* YOUR GOAL *
Retype nothing but the lines from the start of the material up to and including the line with "const yield15 = [1148, 1349, 1376, 1314];". Pictures don't belong in the copy.
* Start *
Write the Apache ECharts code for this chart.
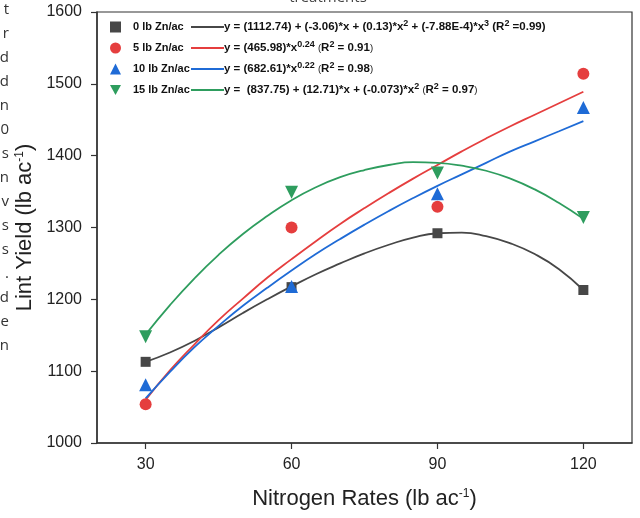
<!DOCTYPE html>
<html>
<head>
<meta charset="utf-8">
<script src="https://cdn.jsdelivr.net/npm/echarts@6/dist/echarts.min.js"></script>
<style>
  html, body { margin: 0; padding: 0; background: #fff; }
  #chart { width: 640px; height: 518px; }
</style>
</head>
<body>
<div id="chart"></div>
<script>
  // measured points
  const nRates = [30, 60, 90, 120];
  const yield0 = [1113, 1217, 1292, 1213];
  const yield5 = [1054, 1300, 1329, 1514];
  const yield10 = [1081, 1218, 1347, 1467];
  const yield15 = [1148, 1349, 1376, 1314];

  // fitted curves, every 5 lb
  const fitX = [30, 35, 40, 45, 50, 55, 60, 65, 70, 75, 80, 85, 90, 95, 100, 105, 110, 115, 120];
  const fit0 = [1113, 1126, 1142, 1161, 1181, 1200, 1218, 1235, 1250, 1264, 1276, 1286, 1292, 1293, 1288, 1278, 1263, 1242, 1213];
  const fit5 = [1060, 1101, 1137, 1171, 1201, 1230, 1256, 1281, 1305, 1327, 1348, 1368, 1387, 1406, 1424, 1441, 1457, 1473, 1489];
  const fit10 = [1062, 1099, 1133, 1163, 1191, 1216, 1240, 1263, 1284, 1304, 1323, 1341, 1358, 1374, 1390, 1406, 1420, 1434, 1448];
  const fit15 = [1151, 1192, 1229, 1262, 1291, 1316, 1338, 1356, 1370, 1380, 1387, 1391, 1390, 1386, 1379, 1368, 1353, 1334, 1312];

  const xTicks = [30, 60, 90, 120];

  const names = ["0 lb Zn/ac", "5 lb Zn/ac", "10 lb Zn/ac", "15 lb Zn/ac"];
  const colors = ["#474747", "#e53e3e", "#1f6bd6", "#2e9d5e"];
  const symbols = ["rect", "circle", "triangle", "path://M0,0L12,0L6,11Z"];
  const symbolSizes = [10, 12, 13, 13];
  const equations = [
    "y = (1112.74) + (-3.06)*x + (0.13)*x{s|2} + (-7.88E-4)*x{s|3} (R{s|2} =0.99)",
    "y = (465.98)*x{s|0.24} {p|(}R{s|2} = 0.91{p|)}",
    "y = (682.61)*x{s|0.22} {p|(}R{s|2} = 0.98{p|)}",
    "y =  (837.75) + (12.71)*x + (-0.073)*x{s|2} {p|(}R{s|2} = 0.97{p|)}"
  ];

  // bits of the surrounding page that show at the edges
  const edgeChars = ["t", "r", "d", "d", "n", "0", "s", "n", "v", "s", "s", ".", "d", "e", "n"];

  const pairs = (xs, ys) => xs.map((x, i) => [x, ys[i]]);
  const fits = [fit0, fit5, fit10, fit15];
  const points = [yield0, yield5, yield10, yield15];

  const chart = echarts.init(document.getElementById("chart"));

  const series = [];
  fits.forEach((f, i) => {
    series.push({
      name: names[i] + " fit",
      type: "line",
      data: pairs(fitX, f),
      smooth: 0.5,
      smoothConstraint: false,
      showSymbol: false,
      lineStyle: { color: colors[i], width: 1.8 },
      z: 2,
      silent: true
    });
  });
  points.forEach((p, i) => {
    series.push({
      name: names[i],
      type: "scatter",
      data: pairs(nRates, p),
      symbol: symbols[i],
      symbolSize: symbolSizes[i],
      itemStyle: { color: colors[i], opacity: 1 },
      z: 3
    });
  });

  const rich = {
    s: { fontSize: 9, fontWeight: "bold", fontFamily: "Liberation Sans", verticalAlign: "top", lineHeight: 9, color: "#111" },
    p: { fontSize: 9.5, fontWeight: "normal", fontFamily: "Liberation Sans", color: "#111" }
  };
  names.forEach((n, i) => {
    rich["n" + i] = { fontSize: 11, fontWeight: "bold", fontFamily: "Liberation Sans", width: 58, padding: [0, 0, 0, 7], color: "#111" };
    rich["l" + i] = { width: 33, height: 2, backgroundColor: colors[i] };
  });

  const graphics = [
    {
      type: "text",
      style: { text: "treatments", x: 328, y: 5, textAlign: "center", textVerticalAlign: "bottom", font: '15px "Open Sans"', fill: "#444" },
      silent: true
    }
  ];
  edgeChars.forEach((c, i) => {
    graphics.push({
      type: "text",
      style: { text: c, x: 9, y: 10 + i * 24, textAlign: "right", textVerticalAlign: "middle", font: '15px "Open Sans"', fill: "#333" },
      silent: true
    });
  });

  const supStyle = { fontSize: 12, verticalAlign: "top", lineHeight: 12, color: "#222", fontFamily: "Liberation Sans" };

  chart.setOption({
    animation: false,
    textStyle: { fontFamily: "Liberation Sans" },
    grid: { left: 97, right: 8, top: 12, bottom: 75, show: true, borderColor: "#333", borderWidth: 1.2 },
    legend: {
      data: names,
      orient: "vertical",
      left: 110,
      top: 19,
      padding: 0,
      itemGap: 5,
      itemWidth: 11,
      itemHeight: 11,
      selectedMode: false,
      formatter: function (name) {
        const i = names.indexOf(name);
        return "{n" + i + "|" + name + "}{l" + i + "|}" + equations[i];
      },
      textStyle: { fontSize: 11.5, fontWeight: "bold", fontFamily: "Liberation Sans", color: "#111", lineHeight: 16, rich: rich }
    },
    xAxis: {
      type: "value",
      min: 20,
      max: 130,
      name: "Nitrogen Rates (lb ac{sup|-1})",
      nameLocation: "middle",
      nameGap: 45,
      nameTextStyle: { fontSize: 22, color: "#222", fontFamily: "Liberation Sans", rich: { sup: supStyle } },
      axisLine: { lineStyle: { color: "#333", width: 1.5 } },
      axisTick: { show: true, length: 6, customValues: xTicks, lineStyle: { color: "#333", width: 1.2 } },
      axisLabel: { customValues: xTicks, fontSize: 16, color: "#222", margin: 14 },
      splitLine: { show: false }
    },
    yAxis: {
      type: "value",
      min: 1000,
      max: 1600,
      interval: 100,
      name: "Lint Yield (lb ac{sup|-1})",
      nameLocation: "middle",
      nameGap: 53,
      nameTextStyle: { fontSize: 22, color: "#222", fontFamily: "Liberation Sans", rich: { sup: supStyle } },
      axisLine: { show: true, lineStyle: { color: "#333", width: 1.5 } },
      axisTick: { show: true, length: 6, lineStyle: { color: "#333", width: 1.2 } },
      axisLabel: { fontSize: 16, color: "#222", margin: 15, formatter: v => String(v) },
      splitLine: { show: false }
    },
    graphic: graphics,
    series: series
  });
</script>
</body>
</html>
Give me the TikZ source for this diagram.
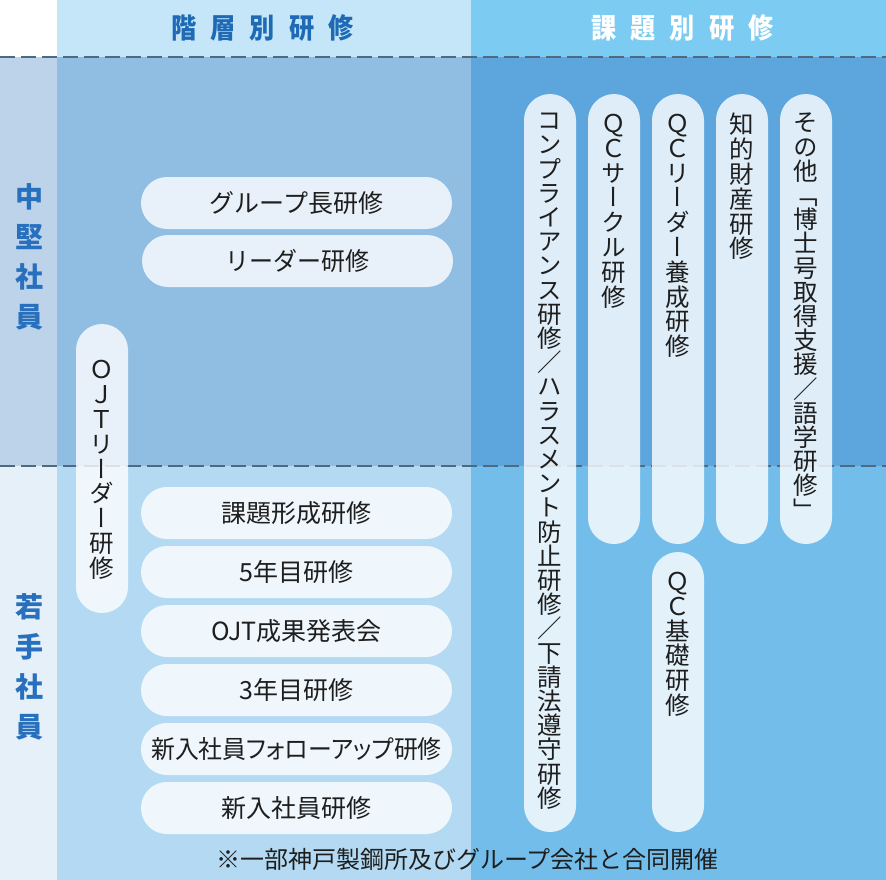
\documentclass[tikz,border=0pt]{standalone}
\usepackage{fontspec}
\setmainfont{Noto Sans CJK JP}
\newfontfamily\vfont[RawFeature=+vert]{Noto Sans CJK JP}
\definecolor{hdrL}{HTML}{C5E5F8}
\definecolor{hdrR}{HTML}{7CCBF2}
\definecolor{lblU}{HTML}{BDD3E9}
\definecolor{lblL}{HTML}{E6F0F9}
\definecolor{colTwoU}{HTML}{90BDE2}
\definecolor{colTwoL}{HTML}{B3DAF2}
\definecolor{colThreeU}{HTML}{5CA6DD}
\definecolor{colThreeL}{HTML}{72BDEA}
\definecolor{dashc}{HTML}{4F6A7E}
\definecolor{hdrblue}{HTML}{1E6AB4}
\definecolor{lblblue}{HTML}{2870BE}
\definecolor{txt}{HTML}{1E1E1E}
\tikzset{
  pill/.style={rectangle, rounded corners=26pt, fill=white, fill opacity=0.8,
    text opacity=1, inner sep=0pt, draw=none, text=txt,
    font=\fontsize{25}{30}\selectfont},
  hpill/.style={pill, minimum width=311pt, minimum height=52pt},
  vpill/.style={pill, minimum width=52pt},
  vtext/.style={inner sep=0pt, align=center, text=txt,
    font=\vfont\fontsize{24.5}{24.2}\selectfont},
  vtextwide/.style={vtext, font=\vfont\fontsize{24.5}{24.8}\selectfont},
  sepline/.style={dashc, line width=2.2pt, dash pattern=on 15pt off 6pt},
  hdrtext/.style={font=\fontsize{28}{28}\selectfont\bfseries},
  sidetext/.style={font=\fontsize{28}{40}\selectfont\bfseries, text=lblblue, align=center, inner sep=0pt}
}
\newcommand{\hsp}{\hspace{15.5pt}}
\begin{document}
\begin{tikzpicture}[x=1pt,y=-1pt]
\useasboundingbox (0,0) rectangle (886,880);
% backgrounds
\fill[hdrL] (57,0) rectangle (471,57);
\fill[hdrR] (471,0) rectangle (886,57);
\fill[lblU] (0,57) rectangle (57,466);
\fill[lblL] (0,466) rectangle (57,880);
\fill[colTwoU] (57,57) rectangle (471,466);
\fill[colTwoL] (57,466) rectangle (471,880);
\fill[colThreeU] (471,57) rectangle (886,466);
\fill[colThreeL] (471,466) rectangle (886,880);
% dashed separators
\coordinate (d1a) at (0,57); \coordinate (d1b) at (886,57);
\coordinate (d2a) at (0,466); \coordinate (d2b) at (886,466);
\draw[sepline] (d1a) -- (d1b);
\draw[sepline] (d2a) -- (d2b);
% headers
\node[hdrtext, text=hdrblue] (hL) at (262.5,28) {\scalebox{0.9}[1]{階\hsp 層\hsp 別\hsp 研\hsp 修}};
\node[hdrtext, text=white] (hR) at (682.5,28) {\scalebox{0.9}[1]{課\hsp 題\hsp 別\hsp 研\hsp 修}};
% side labels
\node[sidetext] (sU) at (30,257) {中\\堅\\社\\員};
\node[sidetext] (sL) at (30,667) {若\\手\\社\\員};
% horizontal pills
\node[hpill] (p1) at (296.5,203) {グループ長研修};
\node[hpill] (p2) at (297.5,261) {\scalebox{0.96}[1]{リーダー研修}};
\node[hpill] (p3) at (296.5,513) {課題形成研修};
\node[hpill] (p4) at (296.5,572) {5年目研修};
\node[hpill] (p5) at (296.5,631) {OJT成果発表会};
\node[hpill] (p6) at (296.5,690) {3年目研修};
\node[hpill] (p7) at (296.5,749) {\scalebox{0.955}[1]{\addfontfeature{RawFeature=+palt}新入社員フォローアップ研修}};
\node[hpill] (p8) at (296.5,808) {新入社員研修};
% vertical pills
\node[vpill, minimum height=289pt] (ojt) at (102,468.5) {};
\node[vpill, minimum height=738pt] (c1) at (550,463) {};
\node[vpill, minimum height=450pt] (c2) at (614,319) {};
\node[vpill, minimum height=450pt] (c3) at (678,319) {};
\node[vpill, minimum height=450pt] (c4) at (742,319) {};
\node[vpill, minimum height=450pt] (c5) at (806,319) {};
\node[vpill, minimum height=280pt] (c6) at (678,692) {};
% vertical texts
\node[vtextwide] (tojt) at (102,470) {Ｏ\\Ｊ\\Ｔ\\リ\\ー\\ダ\\ー\\研\\修};
\node[vtext, anchor=north] (t1) at (550,113) {コ\\ン\\プ\\ラ\\イ\\ア\\ン\\ス\\研\\修\\／\\ハ\\ラ\\ス\\メ\\ン\\ト\\防\\止\\研\\修\\／\\下\\請\\法\\遵\\守\\研\\修};
\node[vtextwide, anchor=north] (t2) at (614,114) {Ｑ\\Ｃ\\サ\\ー\\ク\\ル\\研\\修};
\node[vtextwide, anchor=north] (t3) at (678,114) {Ｑ\\Ｃ\\リ\\ー\\ダ\\ー\\養\\成\\研\\修};
\node[vtextwide, anchor=north] (t4) at (742,113) {知\\的\\財\\産\\研\\修};
\node[vtext, anchor=north] (t5) at (806,113) {そ\\の\\他\\「\\博\\士\\号\\取\\得\\支\\援\\／\\語\\学\\研\\修\\」};
\node[vtextwide, anchor=north] (t6) at (678,572) {Ｑ\\Ｃ\\基\\礎\\研\\修};
% footer
\node[font=\fontsize{24}{24}\selectfont, text=txt] (ft) at (467.5,859) {※一部神戸製鋼所及びグループ会社と合同開催};
\end{tikzpicture}
\end{document}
* End *
* TASK RESPONSE *
Write the Apache ECharts code for this chart.
<!DOCTYPE html>
<html>
<head>
<meta charset="utf-8">
<script src="https://cdn.jsdelivr.net/npm/echarts@6/dist/echarts.min.js"></script>
<style>
  html, body { margin: 0; padding: 0; background: #fff; }
  #chart { width: 640px; height: 518px; }
</style>
</head>
<body>
<div id="chart"></div>
<script>
  // measured points
  const nRates = [30, 60, 90, 120];
  const yield0 = [1113, 1217, 1292, 1213];
  const yield5 = [1054, 1300, 1329, 1514];
  const yield10 = [1081, 1218, 1347, 1467];
  const yield15 = [1148, 1349, 1376, 1314];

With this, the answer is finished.